### Problem to work on
Quote the data exactly, first line to the line containing "const yTicks = [3.29, 3.69, 4.09, 4.49, 4.89];", with no pictures.

╔══

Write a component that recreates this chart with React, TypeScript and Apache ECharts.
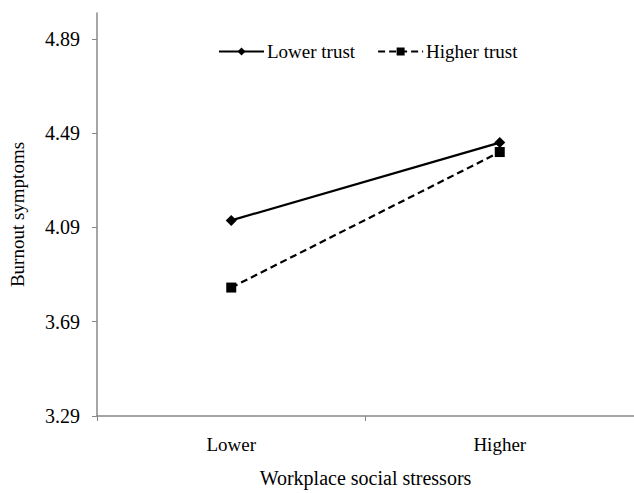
import React, { useEffect, useRef } from "react";
import * as echarts from "echarts";

const categories = ["Lower", "Higher"];
const lowerTrust = [4.12, 4.45];
const higherTrust = [3.835, 4.41];
const yTicks = [3.29, 3.69, 4.09, 4.49, 4.89];

const FONT = "Liberation Serif";

export default function App() {
  const ref = useRef<HTMLDivElement>(null);
  useEffect(() => {
    if (!ref.current) return;
    const chart = echarts.init(ref.current, null, { renderer: "svg" });
    chart.setOption({
      animation: false,
      backgroundColor: "#ffffff",
      textStyle: { fontFamily: FONT, color: "#000" },
      legend: {
        top: 37,
        left: 213,
        itemWidth: 45,
        itemHeight: 10,
        itemGap: 22,
        textStyle: { fontFamily: FONT, fontSize: 19, color: "#000", padding: [0, 0, 0, -2] },
        data: ["Lower trust", "Higher trust"],
      },
      grid: { left: 96, right: -3, top: 13, bottom: 71 },
      xAxis: {
        type: "category",
        data: categories,
        boundaryGap: true,
        name: "Workplace social stressors",
        nameLocation: "middle",
        nameGap: 52,
        nameTextStyle: { fontFamily: FONT, fontSize: 20, color: "#000" },
        axisLine: { lineStyle: { color: "#888", width: 1.5 } },
        axisTick: { show: true, length: 5, lineStyle: { color: "#888" } },
        axisLabel: { fontFamily: FONT, fontSize: 19, color: "#000", margin: 19 },
        splitLine: { show: false },
      },
      yAxis: {
        type: "value",
        min: 3.29,
        max: 5.0,
        interval: 0.4,
        name: "Burnout symptoms",
        nameLocation: "middle",
        nameGap: 70,
        nameRotate: 90,
        nameTextStyle: { fontFamily: FONT, fontSize: 19, color: "#000" },
        axisLine: { show: true, lineStyle: { color: "#888", width: 1.5 } },
        axisTick: {
          show: true,
          length: 5,
          lineStyle: { color: "#888" },
          customValues: yTicks,
        },
        axisLabel: {
          fontFamily: FONT,
          fontSize: 20,
          color: "#000",
          margin: 17,
          customValues: yTicks,
          formatter: (v: number) => v.toFixed(2),
        },
        splitLine: { show: false },
      },
      series: [
        {
          name: "Lower trust",
          type: "line",
          data: lowerTrust,
          symbol: "diamond",
          symbolSize: 11,
          lineStyle: { color: "#000", width: 2.2 },
          itemStyle: { color: "#000" },
        },
        {
          name: "Higher trust",
          type: "line",
          data: higherTrust,
          symbol: "rect",
          symbolSize: 10,
          lineStyle: { color: "#000", width: 2.2, type: [7, 4] },
          itemStyle: { color: "#000" },
        },
      ],
    });
    return () => chart.dispose();
  }, []);
  return (
    <div
      ref={ref}
      style={{ position: "fixed", left: 0, top: 0, width: 634, height: 493, background: "#fff" }}
    />
  );
}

╚══

### Exercise result
Write a component that recreates this chart with React, TypeScript and Apache ECharts.
import React, { useEffect, useRef } from "react";
import * as echarts from "echarts";

const categories = ["Lower", "Higher"];
const lowerTrust = [4.12, 4.45];
const higherTrust = [3.835, 4.41];
const yTicks = [3.29, 3.69, 4.09, 4.49, 4.89];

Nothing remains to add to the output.